In a data stream comprising multiple documents (e.g., customer invoices), the current, largely manual, repositioning process at the page-level may cause partial printing of documents. In other words, an operator may improperly reposition the data stream to resume printing at an incorrect page. This error may result in a partial document or partial mail piece being generated. Worse yet, the erroneous partial document may end up in another customer's envelope when the sheets are processed by inserters and the like. Such an error is not only unprofessional, but opens up the printing operator or business to possible liability for divulging customer confidential information (e.g., personal medical or financial information of a customer). For example, if Joe Smith's invoice is destroyed during the cutting process, the operator may desire to reprint Joe Smith's invoice. The operator may try to reposition the data stream to the first page of Joe Smith's invoice. However, the operator may inadvertently reposition the data stream to the last page of John Doe's invoice, which immediately precedes Joe Smith's invoice in the data stream. Thus, Joe Smith will receive the last page of John Doe's invoice.

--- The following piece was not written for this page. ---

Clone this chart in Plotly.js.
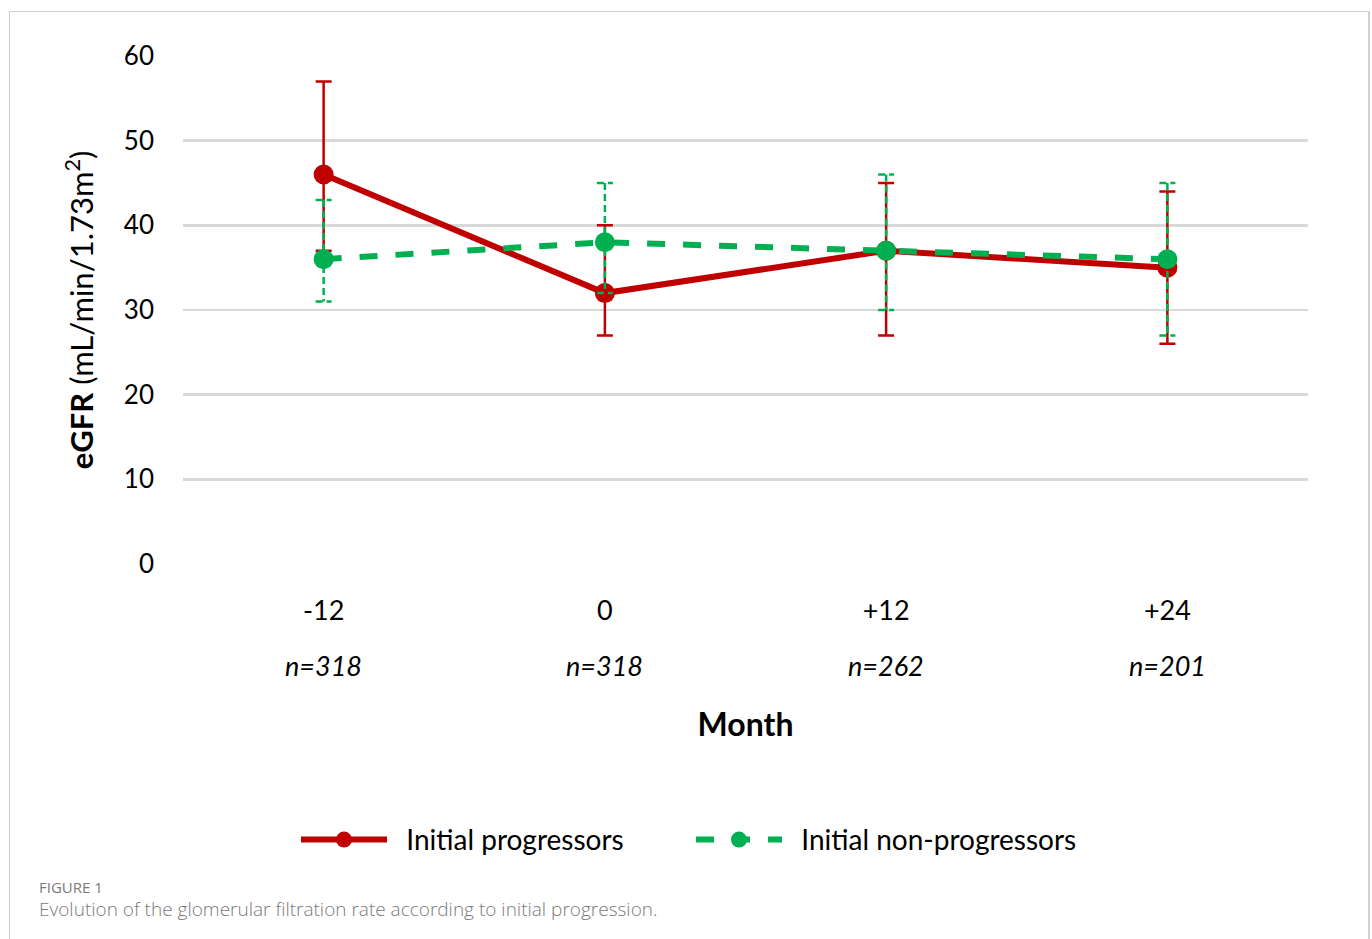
<!DOCTYPE html>
<html>
<head>
<meta charset="utf-8">
<script src="https://cdn.plot.ly/plotly-3.0.1.min.js"></script>
<style>
html,body{margin:0;padding:0;background:#fff;}
#wrap{position:relative;width:1372px;height:939px;overflow:hidden;}
#chart{position:absolute;left:0;top:0;width:1372px;height:939px;}
#frame{position:absolute;left:9px;top:11px;width:1358px;height:960px;border-top:1.5px solid #cfcfcf;border-left:1.5px solid #cfcfcf;border-right:2px solid #d0d0d0;pointer-events:none;}
#cap1{position:absolute;left:39px;top:877px;font-family:"Open Sans",sans-serif;font-size:15px;color:#7a7a7a;}
#cap2{position:absolute;left:39px;top:896px;font-family:"Open Sans",sans-serif;font-size:19px;color:#7a7a7a;font-weight:300;}
</style>
</head>
<body>
<div id="wrap">
<div id="chart"></div>
<div id="frame"></div>
<div id="cap1">FIGURE 1</div>
<div id="cap2">Evolution of the glomerular filtration rate according to initial progression.</div>
</div>
<script>
const months = ["-12", "0", "+12", "+24"];
const nCounts = [318, 318, 262, 201];

const progMean = [46, 32, 37, 35];
const progLow  = [37, 27, 27, 26];
const progHigh = [57, 40, 45, 44];

const nonMean = [36, 38, 37, 36];
const nonLow  = [31, 32, 30, 27];
const nonHigh = [43, 45, 46, 45];

const RED = "#c00000";
const GREEN = "#00b050";
const FONT = "Lato, 'Open Sans', sans-serif";

const traces = [
  {
    x: months, y: progMean, type: "scatter", mode: "lines+markers",
    name: "\u00a0\u00a0Initial progressors",
    line: {color: RED, width: 6},
    marker: {color: RED, size: 20},
    error_y: {type: "data", symmetric: false,
      array: progHigh.map((h, i) => h - progMean[i]),
      arrayminus: progMean.map((m, i) => m - progLow[i]),
      color: RED, thickness: 2.5, width: 8}
  },
  {
    x: months, y: nonMean, type: "scatter", mode: "lines+markers",
    name: "\u00a0\u00a0Initial non-progressors",
    line: {color: GREEN, width: 6, dash: "dash"},
    marker: {color: GREEN, size: 20},
    error_y: {type: "data", symmetric: false,
      array: nonHigh.map((h, i) => h - nonMean[i]),
      arrayminus: nonMean.map((m, i) => m - nonLow[i]),
      color: GREEN, thickness: 2.5, width: 8}
  }
];

const annotations = months.map((m, i) => ({
  x: i, xref: "x", y: -0.2, yref: "paper",
  text: "<i>n=" + nCounts[i] + "</i>", showarrow: false,
  xanchor: "center", yanchor: "middle",
  font: {family: FONT, size: 27, color: "#000"}
}));

const layout = {
  width: 1372, height: 939,
  margin: {l: 183, r: 64, t: 56, b: 375},
  paper_bgcolor: "rgba(0,0,0,0)", plot_bgcolor: "#fff",
  showlegend: true,
  legend: {orientation: "h", x: (296 - 183) / 1125, xanchor: "left", y: -0.543, yanchor: "middle",
    font: {family: FONT, size: 28, color: "#000"}, itemwidth: 86, entrywidth: 294, entrywidthmode: "pixels"},
  xaxis: {
    type: "category", range: [-0.5, 3.5],
    showgrid: false, zeroline: false, showline: false, ticks: "",
    tickfont: {family: FONT, size: 27, color: "#000"},
    ticklabelstandoff: 28,
    title: {text: "<b>Month</b>", font: {family: FONT, size: 32, color: "#000"}, standoff: 88}
  },
  yaxis: {
    range: [0, 60], dtick: 10, showgrid: true, gridcolor: "#d9d9d9", gridwidth: 2.5,
    zeroline: false, showline: false, ticks: "",
    tickfont: {family: FONT, size: 26, color: "#000"},
    ticklabelstandoff: 28,
    title: {text: "<b>eGFR</b> (mL/min/1.73m<sup>2</sup>)", font: {family: FONT, size: 31, color: "#000"}, standoff: 20}
  },
  annotations: annotations
};

Plotly.newPlot("chart", traces, layout, {displayModeBar: false, staticPlot: true}).then(gd => {
  // dashed style for the non-progressors' error bars, as in the reference
  const groups = gd.querySelectorAll(".errorbars");
  if (groups.length > 1) {
    groups[1].querySelectorAll("path").forEach(p => {
      p.style.strokeDasharray = "7,4";
    });
  }
});
</script>
</body>
</html>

It is possible within the art to produce system controls which can detect such a partial mail-piece condition, and disallow the actual mailing of the erroneous mail piece, as well as create a reprint for an individual mail piece. Such systems are most generally referred to as an Automated Document System or Automated Document Factory (ADF), and include IBM's Infoprint® Workflow and Infoprint® Process Director products. However, this invention advances the art over ADF functionality. First, such system controls may be most cost effective only for large mailing environments, and are far from ubiquitous in the mailing and e-presentment industries. By contrast, repositioning of a print job is an inherent print system capability, built into spooling systems as old as JES on z/OS, as currently evidenced by the ability to move forward and back, or print part of a file, on most modern print and presentation systems. Second, because the ADF is built atop the inherent capabilities, while it can detect a bad mail piece, it cannot prevent it. Because the inherent capabilities of the system allow page-level-reprinting to occur via printer or system commands, scrap costs and other operational headaches can still occur even with an ADF due to human error. ADFs can preclude such erroneous mailings from going out the door, but the present invention addresses and improves the inherent repositioning functionality to improve results in both ADF and non-ADF presentation environments.
Unfortunately, present printing systems and management applications do not allow an operator to reposition a data stream at positions other than page-level boundaries. For example, even in highly controlled ADF environments where piece level reprinting is possible, page-level repositioning is still built into printer and spooling system controls, and is in wide use to correct common quality issues such as making adjustments to the “look” of the printing via backing up and trying (n) pages again after making changes to the printer, paper, etc. Thus, an operator choosing an inappropriate restart position after a reposition within the data stream remains a problem. This creates a risk of printing partial-mail pieces and other partial document printing.